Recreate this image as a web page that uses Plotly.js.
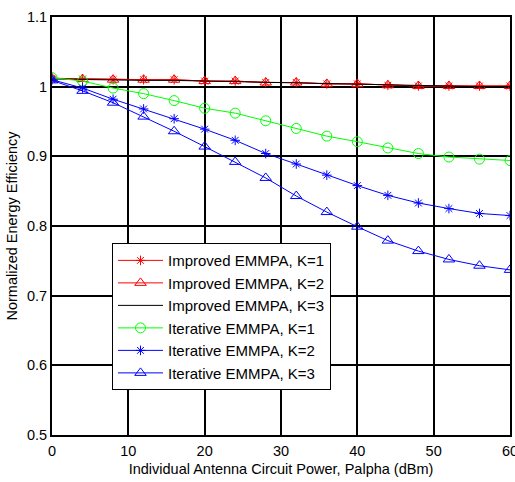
<!DOCTYPE html>
<html>
<head>
<meta charset="utf-8">
<script src="https://cdn.plot.ly/plotly-3.0.1.min.js"></script>
<style>html,body{margin:0;padding:0;background:#fff;}#chart{width:515px;height:482px;}</style>
</head>
<body>
<div id="chart"></div>
<script>
const palpha = [0, 4, 8, 12, 16, 20, 24, 28, 32, 36, 40, 44, 48, 52, 56, 60];
const improvedK1 = [1.012, 1.011, 1.010, 1.010, 1.010, 1.008, 1.008, 1.006, 1.006, 1.004, 1.004, 1.002, 1.001, 1.001, 1.001, 1.001];
const improvedK2 = [1.012, 1.011, 1.010, 1.010, 1.010, 1.008, 1.008, 1.006, 1.006, 1.004, 1.004, 1.002, 1.001, 1.001, 1.001, 1.001];
const improvedK3 = [1.011, 1.010, 1.010, 1.009, 1.009, 1.008, 1.007, 1.006, 1.005, 1.004, 1.003, 1.002, 1.001, 1.001, 1.000, 1.000];
const iterativeK1 = [1.013, 1.008, 0.998, 0.990, 0.980, 0.969, 0.962, 0.951, 0.940, 0.929, 0.921, 0.912, 0.904, 0.899, 0.896, 0.894];
const iterativeK2 = [1.010, 0.998, 0.982, 0.968, 0.954, 0.939, 0.923, 0.904, 0.889, 0.873, 0.858, 0.844, 0.833, 0.825, 0.818, 0.815];
const iterativeK3 = [1.009, 0.994, 0.977, 0.957, 0.936, 0.914, 0.892, 0.869, 0.843, 0.820, 0.799, 0.779, 0.764, 0.752, 0.743, 0.737];
const seriesNames = ["Improved EMMPA, K=1", "Improved EMMPA, K=2", "Improved EMMPA, K=3",
                     "Iterative EMMPA, K=1", "Iterative EMMPA, K=2", "Iterative EMMPA, K=3"];
const xTicks = [0, 10, 20, 30, 40, 50, 60];
const yTicks = [0.5, 0.6, 0.7, 0.8, 0.9, 1.0, 1.1];
const yTickText = ["0.5", "0.6", "0.7", "0.8", "0.9", "1", "1.1"];

function tr(y, name, color, symbol, msize) {
  const t = {x: palpha, y: y, name: name, type: 'scatter',
    mode: symbol ? 'lines+markers' : 'lines',
    line: {color: color, width: 1}};
  if (symbol) t.marker = {symbol: symbol, size: msize, color: color, line: {color: color, width: 1}};
  return t;
}

const data = [
  tr(improvedK1, seriesNames[0], '#ff0000', 'asterisk-open', 8),
  tr(improvedK2, seriesNames[1], '#ff0000', 'triangle-up-open', 10),
  tr(improvedK3, seriesNames[2], '#000000', null, 0),
  tr(iterativeK1, seriesNames[3], '#00ff00', 'circle-open', 10),
  tr(iterativeK2, seriesNames[4], '#0000ff', 'asterisk-open', 8),
  tr(iterativeK3, seriesNames[5], '#0000ff', 'triangle-up-open', 10)
];

const FF = 'Liberation Sans, Arial, sans-serif';
const axisFont = {family: FF, size: 14.5, color: '#000'};
const layout = {
  width: 515, height: 482,
  margin: {l: 52, r: 5, t: 17, b: 47},
  paper_bgcolor: '#fff', plot_bgcolor: '#fff',
  showlegend: true,
  font: {family: FF, size: 14.5, color: '#000'},
  xaxis: {
    range: [0, 60], tickvals: xTicks, ticktext: xTicks.map(String),
    showgrid: true, gridcolor: '#000', gridwidth: 2,
    showline: true, linecolor: '#000', linewidth: 2, mirror: true,
    zeroline: false, ticks: 'outside', ticklen: 2, tickcolor: 'rgba(0,0,0,0)',
    tickfont: axisFont, ticklabeloverflow: 'allow',
    title: {text: 'Individual Antenna Circuit Power, Palpha (dBm)', font: {family: FF, size: 14.5}, standoff: 5}
  },
  yaxis: {
    range: [0.5, 1.1], tickvals: yTicks, ticktext: yTickText,
    showgrid: true, gridcolor: '#000', gridwidth: 2,
    showline: true, linecolor: '#000', linewidth: 2, mirror: true,
    zeroline: false, ticks: '', tickfont: axisFont,
    title: {text: 'Normalized Energy Efficiency', font: {family: FF, size: 14.5}, standoff: 6}
  },
  legend: {
    x: 0.131, y: 0.459, xanchor: 'left', yanchor: 'top',
    bgcolor: '#fff', bordercolor: '#000', borderwidth: 1,
    font: {family: FF, size: 15, color: '#000'},
    itemwidth: 45,
    tracegroupgap: 0
  }
};
Plotly.newPlot('chart', data, layout, {displayModeBar: false, staticPlot: true});
</script>
</body>
</html>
⁂
Goal
Copy the listing in full and without alteration, omitting every picture.

Full solution
Recreate this image as a web page that uses Plotly.js.
<!DOCTYPE html>
<html>
<head>
<meta charset="utf-8">
<script src="https://cdn.plot.ly/plotly-3.0.1.min.js"></script>
<style>html,body{margin:0;padding:0;background:#fff;}#chart{width:515px;height:482px;}</style>
</head>
<body>
<div id="chart"></div>
<script>
const palpha = [0, 4, 8, 12, 16, 20, 24, 28, 32, 36, 40, 44, 48, 52, 56, 60];
const improvedK1 = [1.012, 1.011, 1.010, 1.010, 1.010, 1.008, 1.008, 1.006, 1.006, 1.004, 1.004, 1.002, 1.001, 1.001, 1.001, 1.001];
const improvedK2 = [1.012, 1.011, 1.010, 1.010, 1.010, 1.008, 1.008, 1.006, 1.006, 1.004, 1.004, 1.002, 1.001, 1.001, 1.001, 1.001];
const improvedK3 = [1.011, 1.010, 1.010, 1.009, 1.009, 1.008, 1.007, 1.006, 1.005, 1.004, 1.003, 1.002, 1.001, 1.001, 1.000, 1.000];
const iterativeK1 = [1.013, 1.008, 0.998, 0.990, 0.980, 0.969, 0.962, 0.951, 0.940, 0.929, 0.921, 0.912, 0.904, 0.899, 0.896, 0.894];
const iterativeK2 = [1.010, 0.998, 0.982, 0.968, 0.954, 0.939, 0.923, 0.904, 0.889, 0.873, 0.858, 0.844, 0.833, 0.825, 0.818, 0.815];
const iterativeK3 = [1.009, 0.994, 0.977, 0.957, 0.936, 0.914, 0.892, 0.869, 0.843, 0.820, 0.799, 0.779, 0.764, 0.752, 0.743, 0.737];
const seriesNames = ["Improved EMMPA, K=1", "Improved EMMPA, K=2", "Improved EMMPA, K=3",
                     "Iterative EMMPA, K=1", "Iterative EMMPA, K=2", "Iterative EMMPA, K=3"];
const xTicks = [0, 10, 20, 30, 40, 50, 60];
const yTicks = [0.5, 0.6, 0.7, 0.8, 0.9, 1.0, 1.1];
const yTickText = ["0.5", "0.6", "0.7", "0.8", "0.9", "1", "1.1"];

function tr(y, name, color, symbol, msize) {
  const t = {x: palpha, y: y, name: name, type: 'scatter',
    mode: symbol ? 'lines+markers' : 'lines',
    line: {color: color, width: 1}};
  if (symbol) t.marker = {symbol: symbol, size: msize, color: color, line: {color: color, width: 1}};
  return t;
}

const data = [
  tr(improvedK1, seriesNames[0], '#ff0000', 'asterisk-open', 8),
  tr(improvedK2, seriesNames[1], '#ff0000', 'triangle-up-open', 10),
  tr(improvedK3, seriesNames[2], '#000000', null, 0),
  tr(iterativeK1, seriesNames[3], '#00ff00', 'circle-open', 10),
  tr(iterativeK2, seriesNames[4], '#0000ff', 'asterisk-open', 8),
  tr(iterativeK3, seriesNames[5], '#0000ff', 'triangle-up-open', 10)
];

const FF = 'Liberation Sans, Arial, sans-serif';
const axisFont = {family: FF, size: 14.5, color: '#000'};
const layout = {
  width: 515, height: 482,
  margin: {l: 52, r: 5, t: 17, b: 47},
  paper_bgcolor: '#fff', plot_bgcolor: '#fff',
  showlegend: true,
  font: {family: FF, size: 14.5, color: '#000'},
  xaxis: {
    range: [0, 60], tickvals: xTicks, ticktext: xTicks.map(String),
    showgrid: true, gridcolor: '#000', gridwidth: 2,
    showline: true, linecolor: '#000', linewidth: 2, mirror: true,
    zeroline: false, ticks: 'outside', ticklen: 2, tickcolor: 'rgba(0,0,0,0)',
    tickfont: axisFont, ticklabeloverflow: 'allow',
    title: {text: 'Individual Antenna Circuit Power, Palpha (dBm)', font: {family: FF, size: 14.5}, standoff: 5}
  },
  yaxis: {
    range: [0.5, 1.1], tickvals: yTicks, ticktext: yTickText,
    showgrid: true, gridcolor: '#000', gridwidth: 2,
    showline: true, linecolor: '#000', linewidth: 2, mirror: true,
    zeroline: false, ticks: '', tickfont: axisFont,
    title: {text: 'Normalized Energy Efficiency', font: {family: FF, size: 14.5}, standoff: 6}
  },
  legend: {
    x: 0.131, y: 0.459, xanchor: 'left', yanchor: 'top',
    bgcolor: '#fff', bordercolor: '#000', borderwidth: 1,
    font: {family: FF, size: 15, color: '#000'},
    itemwidth: 45,
    tracegroupgap: 0
  }
};
Plotly.newPlot('chart', data, layout, {displayModeBar: false, staticPlot: true});
</script>
</body>
</html>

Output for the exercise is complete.